In a \(2\times 2\) example,

\[ A=\begin{bmatrix}1 & 2\\0 & 1\end{bmatrix}, \quad B=\begin{bmatrix}3 & -1\\4 & 2\end{bmatrix} \]
\[ AB= \begin{bmatrix} 1\cdot 3 + 2\cdot 4 & 1\cdot (-1)+2\cdot 2 \\ 0\cdot 3 + 1\cdot 4 & 0\cdot (-1)+1\cdot 2 \end{bmatrix} = \begin{bmatrix}11 & 3\\4 & 2\end{bmatrix} \]

This product is central for computational pipelines of successive linear operations.

2.4 Determinant in \(2\times 2\): invertibility intuition

For

\[ A=\begin{bmatrix}a & b\\c & d\end{bmatrix}, \]

the determinant is

\[ \det(A)=ad-bc \]

For \(2\times 2\) systems, it gives a quick uniqueness test.
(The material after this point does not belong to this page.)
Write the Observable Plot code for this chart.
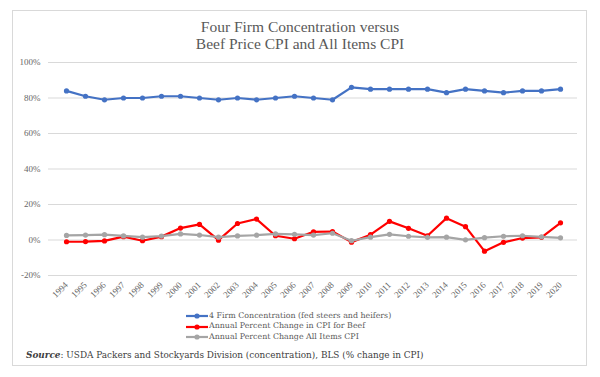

Situation Condition on \(\det(A)\) Consequence for \(A\mathbf{x}=\mathbf{b}\)
Invertible matrix \(\det(A)\neq 0\) Unique solution
Singular matrix \(\det(A)=0\) No unique solution (none or infinitely many)

Short example

Let

\[ A=\begin{bmatrix}2 & 1\\4 & 2\end{bmatrix} \]

Then

\[ \det(A)=2\cdot 2 - 1\cdot 4 = 0 \]

The rows are proportional, so the equations are not independent. Geometrically, this corresponds to parallel or coincident lines in the plane.

2.5 Connection back to Volume 2

In Volume 2, the crossing of two linear functions appeared as an intersection point. Here, the same problem is rewritten in matrix form.

If

\[ \begin{cases} y=2x+1 \\ y=-x+7 \end{cases} \Rightarrow \begin{cases} 2x-y=-1 \\ x+y=7 \end{cases} \]

then

\[ \underbrace{\begin{bmatrix}2 & -1\\1 & 1\end{bmatrix}}_{A} \underbrace{\begin{bmatrix}x\\y\end{bmatrix}}_{\mathbf{x}} = \underbrace{\begin{bmatrix}-1\\7\end{bmatrix}}_{\mathbf{b}} \]

and

\[ \det(A)=2\cdot 1 - (-1)\cdot 1 = 3 \neq 0, \]

so the system has one unique solution, consistent with the unique intersection.

2.6 Chapter wrap-up

Linear algebra makes multi-variable models compact and operational. Vectors and matrices do not replace geometric intuition; they formalize it so it can scale to larger computational problems.